The Civil War in the West Tour

The Franklin and Nashville battlefield sites never cease to imprint on our imaginations feelings of horror and loss. They also demonstrate to us the very essence of heroism and sacrifice that the generation of the 1860s exhibited with unceasing duty.

We begin our tour at Rippavilla, studying real flesh-and-blood people who grew up in families whose women and younger members carried on at home while their men invested their lives for the cause of independence or in seeking to preserve the old Union. The evolution of a plantation house, the lives of people slave and free, are captured in photos, bricks, beds, tables, kitchens, and dolls. The men of Rippavilla fought in the war and survived to continue life four years later, no doubt changed in ways they could not explain. One family of the slaves continued their building and architectural work and passed it on to succeeding generations, some of whom still fulfill that calling in a large firm in Nashville—with their own name on the marquee.

Mr. Potter Sets the Stage

Hello from Rippavilla Plantation!

We liked everything. We were grateful to be on the tour with a great group of Christians... Landmark Events provides the perfect balance of well-informed, interesting historians providing enlightening lectures with friendly, well-organized leadership. Great experience!” —Carol M.
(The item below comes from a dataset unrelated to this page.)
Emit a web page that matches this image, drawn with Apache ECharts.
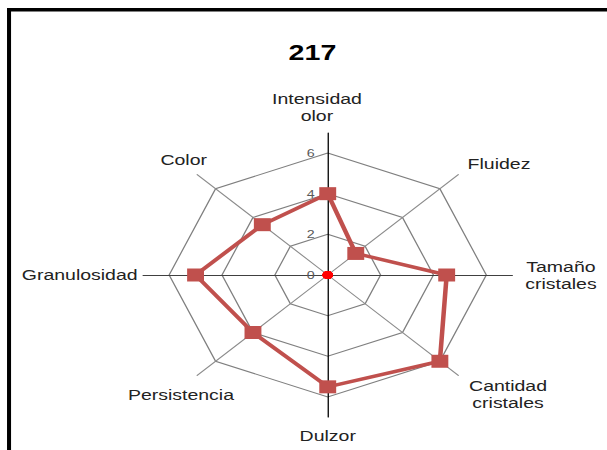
<!DOCTYPE html>
<html><head><meta charset="utf-8">
<script src="https://cdn.jsdelivr.net/npm/echarts@6/dist/echarts.min.js"></script>
<style>
html,body{margin:0;padding:0;background:#fff;overflow:hidden;width:607px;height:450px}
#c{position:absolute;left:0;top:0;width:467px;height:450px;transform:scaleX(1.3);transform-origin:0 0}
</style>
</head><body><div id="c"></div>
<script>
// ---- data (clockwise from top, as in the picture) ----
const chartTitle = '217';
const categories = ['Intensidad\nolor', 'Fluidez', 'Tamaño\ncristales', 'Cantidad\ncristales', 'Dulzor', 'Persistencia', 'Granulosidad', 'Color'];
const values = [4, 1.5, 4.5, 6, 5.5, 4, 5, 3.5];
const originValues = [0, 0, 0, 0, 0, 0, 0, 0];
const axisMax = 6;
const tickLabels = ['0', '2', '4', '6'];

// ---- layout / style (per category, same order) ----
const nameLayout = [
  { gap: 25.5, pad: [0, 16.6, 0, 0], line: '#000' },
  { gap: 15.3, pad: [0, 0, 0, 41], line: '#8c8c8c' },
  { gap: 37.4, pad: [0, 0, 8.4, 0], line: '#404040' },
  { gap: 27, pad: [0, 0, 0, 38.4], line: '#8c8c8c' },
  { gap: 19, pad: [0, 0, 0, 0], line: '#000' },
  { gap: 27.7, pad: [0, 0, 0, 14.2], line: '#8c8c8c' },
  { gap: 48.8, pad: [0, 0, 3.4, 0], line: '#404040' },
  { gap: 20.6, pad: [0, 0, 0, 8.4], line: '#8c8c8c' }
];
// ECharts lays indicators counter-clockwise: reorder
const order = [0, 7, 6, 5, 4, 3, 2, 1];

const cx = 252.1, cy = 275, rIn = 122, rOut = 142;
const font = 'Arial, "Liberation Sans", sans-serif';

const innerInd = order.map((i, k) => ({
  name: categories[i], max: axisMax, min: 0,
  axisLabel: { show: k === 0 }
}));
const outerInd = order.map(i => ({
  name: categories[i], max: axisMax, min: 0,
  nameGap: nameLayout[i].gap,
  axisLine: { lineStyle: { color: nameLayout[i].line, width: 1 } },
  nameTextStyle: {
    align: 'center', verticalAlign: 'middle',
    padding: nameLayout[i].pad
  }
}));

const chart = echarts.init(document.getElementById('c'), null, { renderer: 'svg' });
chart.setOption({
  animation: false,
  backgroundColor: '#fff',
  title: {
    text: chartTitle, left: 217, top: 36,
    textStyle: { fontFamily: font, fontSize: 22, fontWeight: 'bold', color: '#000' }
  },
  graphic: [
    { type: 'rect', shape: { x: 5.4, y: 8, width: 3.1, height: 460 }, style: { fill: '#000' } },
    { type: 'rect', shape: { x: 5.4, y: 8, width: 470, height: 3.6 }, style: { fill: '#000' } }
  ],
  radar: [
    {
      center: [cx, cy], radius: rIn, startAngle: 90, shape: 'polygon',
      splitNumber: tickLabels.length - 1,
      indicator: innerInd,
      axisName: { show: false },
      axisLine: { show: false },
      splitLine: { lineStyle: { color: '#7f7f7f', width: 1 } },
      splitArea: { show: false },
      axisTick: { show: false },
      axisLabel: { show: false, color: '#595959', fontSize: 11, fontFamily: font, margin: 10 }
    },
    {
      center: [cx, cy], radius: rOut, startAngle: 90, shape: 'polygon',
      indicator: outerInd,
      axisName: { color: '#222', fontSize: 15, fontFamily: font, lineHeight: 17 },
      axisLine: { lineStyle: { color: '#7f7f7f', width: 1 } },
      splitLine: { show: false },
      splitArea: { show: false },
      axisTick: { show: false },
      axisLabel: { show: false }
    }
  ],
  series: [
    {
      type: 'radar', radarIndex: 0, silent: true,
      symbol: 'rect', symbolSize: 13,
      lineStyle: { color: '#c0504d', width: 3.5 },
      itemStyle: { color: '#c0504d' },
      data: [{ value: order.map(i => values[i]) }]
    },
    {
      type: 'radar', radarIndex: 0, silent: true,
      symbol: 'circle', symbolSize: 8,
      lineStyle: { opacity: 0 },
      itemStyle: { color: '#ff0000' },
      data: [{ value: order.map(i => originValues[i]) }]
    }
  ]
});
</script>
</body></html>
Winsted Hill gives us the panoramic vista that General John Bell Hood beheld, as his Army of Tennessee hurled itself against the entrenchments around Franklin. The beautiful memorials on the hill belie the devastation that occurred down below, but then our monuments freeze only names, flags, and dates of those heroes, long dead and buried elsewhere. We ponder the mistakes of Spring Hill and the impetuous, if not petulant, Hood as he questioned the manhood of his army and lined them up in magnificent array to cross two miles of open fields under artillery fire. We briefly examine the lives of some of the Confederate generals who died in the battle, all from different states, all beginning their military careers as company commanders and ending their lives along the Franklin Pike and Harpeth River as brigadier or major generals leading from the front.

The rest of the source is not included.